COMPTE-RENDU – Désormais habitué du Grand Théâtre de Provence, le jeune pianiste français Alexandre Kantorow interprète le 4ème Concerto de Beethoven en Titan, le nom donné à la Première Symphonie de Mahler, avec le Hong Kong Philharmonic Orchestra sous la baguette de Jaap van Zweden :
Titanesque
Premier Français à remporter, en 2019, le prestigieux concours Tchaïkovski, le pianiste reçoit également en ce soir-même de concert, une nouvelle Victoire de la Musique Classique (qu’il accepte donc en visio depuis Aix). Une performance titanesque, à l’image de l’Orchestre qui l’accompagne ce soir (tout en puissance), et qu’il affronte… tout en finesse, transformant le grand Steinway de concert en un piano d’époque, intime confident au souffle boisé.
À voir également : l'interview perchée d’Alexandre Kantorow
L’œuvre Beethovenienne, qui trempe sa plume dans l’encre neuve du romantisme, s’essaye à différents échanges entre l’instrument soliste et l’orchestre, et c’est à leur point de jonction que la conception du pianiste trouve sa singularité, entre recherche et spontanéité. Un tellurisme, ardent et sombre, émane du cratère symphonique, tandis que le piano égrène ses étincelles et recouvre l’espace sonore de lumineuses coulées de lave : entre jeu perlé et legato. Les couleurs sont homogènes, contenues dans l’empan de l’instrument, comme pour ramener la complexité virtuose à l’épanchement poétique d’un cœur simple : entre cadence fougueuse, jusqu’à l’irrespect, et thématisme classique, serein et mesuré.
Le corps du pianiste reste souvent droit, gravure grecque jusqu’aux doigts restant impeccablement en arche – les fameux doigts ronds –, autant dans le chant que dans le trait, dans le trille que dans l’arpège, sans jamais que la pulpe ne vienne freiner le jeu, d’où la fluidité mais au détriment de la sonorité olympienne attendue. L’usage de la pédale est parcimonieux et soigné. La mélodie appelle la pression douce de la pointe du pied, tandis que le rythme mobilise jusqu’au talon, percussif et décidé (à rendre jaloux Achille).
Une tradi-modernité assumée et assurée
En ouverture, la pièce contemporaine Asterismal Dance de Daniel Lo Ting-cheung (1986), prépare le terrain de la symphonie « Titan » de Mahler qui conclut le programme : l’une et l’autre pièce s’emparant de la tradition, jusqu’au folklore, pour la pousser à bout, au-delà des cadres formels et expressifs.

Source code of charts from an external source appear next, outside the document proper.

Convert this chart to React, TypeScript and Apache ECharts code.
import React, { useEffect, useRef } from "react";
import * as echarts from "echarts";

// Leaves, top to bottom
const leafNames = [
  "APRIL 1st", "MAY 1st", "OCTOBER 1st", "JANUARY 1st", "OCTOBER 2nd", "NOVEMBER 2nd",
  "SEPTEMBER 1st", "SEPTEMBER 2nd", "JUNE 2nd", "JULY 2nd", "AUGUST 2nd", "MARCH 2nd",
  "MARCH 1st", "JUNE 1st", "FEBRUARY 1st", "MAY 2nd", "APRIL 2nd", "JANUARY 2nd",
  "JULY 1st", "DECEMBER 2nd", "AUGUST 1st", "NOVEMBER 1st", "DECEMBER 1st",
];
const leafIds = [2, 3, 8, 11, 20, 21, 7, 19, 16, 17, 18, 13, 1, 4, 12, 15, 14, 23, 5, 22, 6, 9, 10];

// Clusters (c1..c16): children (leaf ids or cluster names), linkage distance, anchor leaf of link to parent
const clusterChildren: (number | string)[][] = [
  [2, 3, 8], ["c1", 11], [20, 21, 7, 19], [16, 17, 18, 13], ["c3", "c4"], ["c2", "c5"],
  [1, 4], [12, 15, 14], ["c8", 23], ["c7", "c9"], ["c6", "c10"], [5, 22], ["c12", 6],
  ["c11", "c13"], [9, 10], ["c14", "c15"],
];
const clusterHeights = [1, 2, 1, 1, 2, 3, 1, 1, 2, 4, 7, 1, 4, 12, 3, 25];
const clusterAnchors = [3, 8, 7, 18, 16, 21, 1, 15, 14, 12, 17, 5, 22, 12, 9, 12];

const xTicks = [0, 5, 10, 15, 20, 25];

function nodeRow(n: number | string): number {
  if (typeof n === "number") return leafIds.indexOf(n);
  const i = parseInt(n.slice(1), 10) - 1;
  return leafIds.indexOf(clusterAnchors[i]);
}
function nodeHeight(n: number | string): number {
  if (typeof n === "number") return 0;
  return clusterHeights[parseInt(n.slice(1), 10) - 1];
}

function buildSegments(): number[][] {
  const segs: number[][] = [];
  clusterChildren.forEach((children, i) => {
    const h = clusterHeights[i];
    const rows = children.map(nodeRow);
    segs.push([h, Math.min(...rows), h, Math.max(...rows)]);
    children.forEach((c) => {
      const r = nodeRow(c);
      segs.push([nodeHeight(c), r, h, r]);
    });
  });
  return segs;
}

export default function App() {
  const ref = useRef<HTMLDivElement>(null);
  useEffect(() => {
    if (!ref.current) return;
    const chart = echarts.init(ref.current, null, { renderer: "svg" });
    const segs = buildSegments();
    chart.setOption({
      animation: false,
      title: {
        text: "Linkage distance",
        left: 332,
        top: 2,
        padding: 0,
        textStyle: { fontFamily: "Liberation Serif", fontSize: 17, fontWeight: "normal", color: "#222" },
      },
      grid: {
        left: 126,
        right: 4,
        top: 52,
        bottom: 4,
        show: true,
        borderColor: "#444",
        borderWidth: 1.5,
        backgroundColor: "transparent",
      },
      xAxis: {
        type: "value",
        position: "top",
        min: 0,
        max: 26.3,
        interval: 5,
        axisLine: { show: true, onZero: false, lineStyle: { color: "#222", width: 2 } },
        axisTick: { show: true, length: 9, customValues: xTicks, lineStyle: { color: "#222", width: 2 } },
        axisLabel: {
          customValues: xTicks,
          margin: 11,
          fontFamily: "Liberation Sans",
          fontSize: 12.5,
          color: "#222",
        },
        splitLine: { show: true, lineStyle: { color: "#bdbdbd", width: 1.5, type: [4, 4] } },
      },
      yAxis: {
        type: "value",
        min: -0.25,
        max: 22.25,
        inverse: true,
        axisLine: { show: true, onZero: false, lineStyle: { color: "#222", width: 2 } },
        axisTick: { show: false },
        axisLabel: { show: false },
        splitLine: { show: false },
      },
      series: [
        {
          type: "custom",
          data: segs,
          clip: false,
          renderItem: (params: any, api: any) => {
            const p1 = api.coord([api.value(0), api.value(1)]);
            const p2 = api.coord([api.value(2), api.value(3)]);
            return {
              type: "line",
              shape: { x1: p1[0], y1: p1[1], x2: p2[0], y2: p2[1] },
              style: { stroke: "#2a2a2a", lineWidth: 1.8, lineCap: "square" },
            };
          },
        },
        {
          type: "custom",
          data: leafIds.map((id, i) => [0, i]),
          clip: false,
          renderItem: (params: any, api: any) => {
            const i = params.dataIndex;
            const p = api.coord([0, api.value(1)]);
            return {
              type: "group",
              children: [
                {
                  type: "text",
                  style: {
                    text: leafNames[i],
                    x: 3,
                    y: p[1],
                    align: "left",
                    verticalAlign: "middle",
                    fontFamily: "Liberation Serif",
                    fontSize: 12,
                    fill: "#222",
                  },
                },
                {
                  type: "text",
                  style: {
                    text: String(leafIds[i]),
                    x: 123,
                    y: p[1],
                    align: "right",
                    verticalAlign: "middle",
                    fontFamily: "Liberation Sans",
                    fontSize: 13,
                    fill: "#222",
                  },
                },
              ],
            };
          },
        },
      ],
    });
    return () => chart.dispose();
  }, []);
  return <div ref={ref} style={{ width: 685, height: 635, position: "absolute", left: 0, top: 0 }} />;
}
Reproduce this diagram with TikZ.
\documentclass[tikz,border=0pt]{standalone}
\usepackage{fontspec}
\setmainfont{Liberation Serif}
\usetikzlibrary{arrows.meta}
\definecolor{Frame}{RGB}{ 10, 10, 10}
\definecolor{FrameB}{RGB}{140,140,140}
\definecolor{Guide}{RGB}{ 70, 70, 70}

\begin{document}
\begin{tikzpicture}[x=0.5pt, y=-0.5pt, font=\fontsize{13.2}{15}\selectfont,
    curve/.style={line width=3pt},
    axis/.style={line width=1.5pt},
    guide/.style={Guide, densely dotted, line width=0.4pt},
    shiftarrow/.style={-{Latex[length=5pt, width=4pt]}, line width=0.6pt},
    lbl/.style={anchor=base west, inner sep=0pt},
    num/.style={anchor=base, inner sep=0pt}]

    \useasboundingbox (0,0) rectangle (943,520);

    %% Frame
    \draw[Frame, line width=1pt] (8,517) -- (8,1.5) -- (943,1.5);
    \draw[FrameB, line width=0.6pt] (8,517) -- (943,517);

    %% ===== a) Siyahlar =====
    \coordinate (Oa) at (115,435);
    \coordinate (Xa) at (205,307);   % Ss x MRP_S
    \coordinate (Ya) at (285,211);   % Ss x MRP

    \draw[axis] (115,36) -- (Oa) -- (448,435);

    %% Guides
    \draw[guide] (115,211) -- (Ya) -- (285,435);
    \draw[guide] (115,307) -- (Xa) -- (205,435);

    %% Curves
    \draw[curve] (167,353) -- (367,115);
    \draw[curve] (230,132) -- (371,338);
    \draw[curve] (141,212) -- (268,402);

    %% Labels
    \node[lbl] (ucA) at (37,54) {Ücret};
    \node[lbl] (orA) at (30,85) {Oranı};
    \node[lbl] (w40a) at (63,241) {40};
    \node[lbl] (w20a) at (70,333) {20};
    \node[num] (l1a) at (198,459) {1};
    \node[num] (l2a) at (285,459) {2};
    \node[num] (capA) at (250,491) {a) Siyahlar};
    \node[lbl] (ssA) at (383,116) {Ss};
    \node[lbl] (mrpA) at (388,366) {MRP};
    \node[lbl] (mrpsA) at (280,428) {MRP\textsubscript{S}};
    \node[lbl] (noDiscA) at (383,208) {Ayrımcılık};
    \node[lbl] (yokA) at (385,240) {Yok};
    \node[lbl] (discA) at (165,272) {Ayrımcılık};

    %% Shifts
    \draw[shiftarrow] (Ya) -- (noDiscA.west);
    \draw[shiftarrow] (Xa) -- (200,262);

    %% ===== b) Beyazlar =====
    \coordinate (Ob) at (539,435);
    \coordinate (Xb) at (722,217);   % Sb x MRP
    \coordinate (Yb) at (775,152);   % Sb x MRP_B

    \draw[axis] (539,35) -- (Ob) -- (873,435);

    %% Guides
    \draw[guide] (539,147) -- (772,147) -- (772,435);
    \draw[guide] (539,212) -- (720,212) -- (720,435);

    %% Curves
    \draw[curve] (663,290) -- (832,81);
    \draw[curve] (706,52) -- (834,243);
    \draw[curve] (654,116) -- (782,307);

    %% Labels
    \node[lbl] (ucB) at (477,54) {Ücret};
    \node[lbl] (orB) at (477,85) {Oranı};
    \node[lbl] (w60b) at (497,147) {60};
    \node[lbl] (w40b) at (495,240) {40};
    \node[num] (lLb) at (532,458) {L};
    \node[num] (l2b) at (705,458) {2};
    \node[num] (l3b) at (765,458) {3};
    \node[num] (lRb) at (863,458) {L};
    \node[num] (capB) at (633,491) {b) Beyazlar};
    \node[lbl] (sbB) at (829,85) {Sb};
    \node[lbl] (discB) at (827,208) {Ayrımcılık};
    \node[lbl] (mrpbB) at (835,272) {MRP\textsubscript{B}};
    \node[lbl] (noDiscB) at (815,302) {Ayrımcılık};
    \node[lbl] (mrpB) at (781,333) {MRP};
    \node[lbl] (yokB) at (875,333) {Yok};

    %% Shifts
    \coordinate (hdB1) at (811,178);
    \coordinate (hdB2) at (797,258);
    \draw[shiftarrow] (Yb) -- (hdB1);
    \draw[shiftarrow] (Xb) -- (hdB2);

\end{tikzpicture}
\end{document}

La pièce du compositeur contemporain investit d’autant plus le rythme et le timbre que le langage reste homophonique, entrelacs de mélodies indépendantes, fines ou épaisses. L’œuvre, telle une danse sacrale, permet au directeur musical, Jaap van Zweden, d’ouvrir le grand éventail de sa phalange, le Hong Kong Philharmonic Orchestra. L’éventail – jusqu’aux cors par huit, qui se lèvent comme un seul homme dans le finale – balaye de son souffle nerveux, puissant et colossal, un auditoire sonné par la symphonie dite « Titan ». Le programme, ainsi, est traversé par l’Antique, le Mythique et le Quantique (explosion de la tonalité).

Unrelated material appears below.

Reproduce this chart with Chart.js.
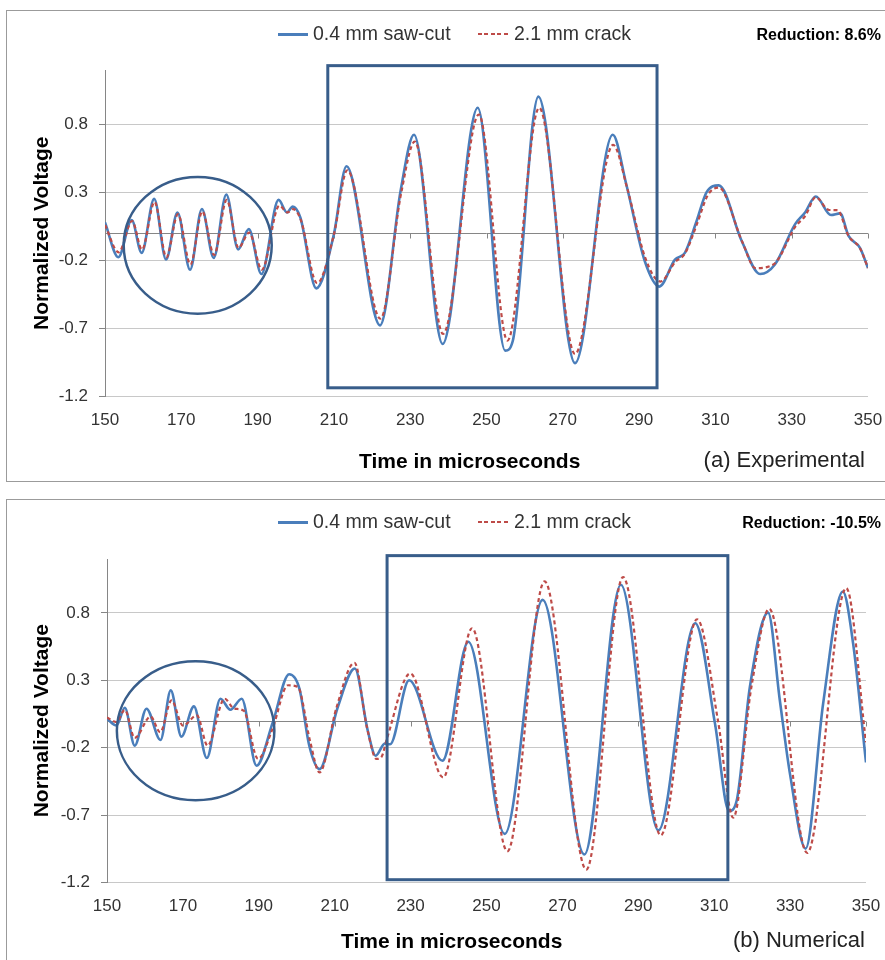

Jaap van Zweden, qui vient d’être nommé à la future direction de l’Orchestre Philharmonique de Radio France, est à présent est pleinement directeur musical du Hong Kong Philharmonic. Sa gestuelle, aux justes proportions géométriques, fait merveille dans les nombreux changements de tempi. Les éléments – terre, air, eau, feu – s’entrechoquent dans cette musique aux accents de Genèse : comme une voix, orageuse, de la nature, pour reprendre les sous-titres de Mahler.
Le public, fort de cette grande leçon d’organologie (du grec organon : instrument et logos : discours) entre dans la danse sacrale du concert par la percussion non moins puissante et rythmée de ses applaudissements.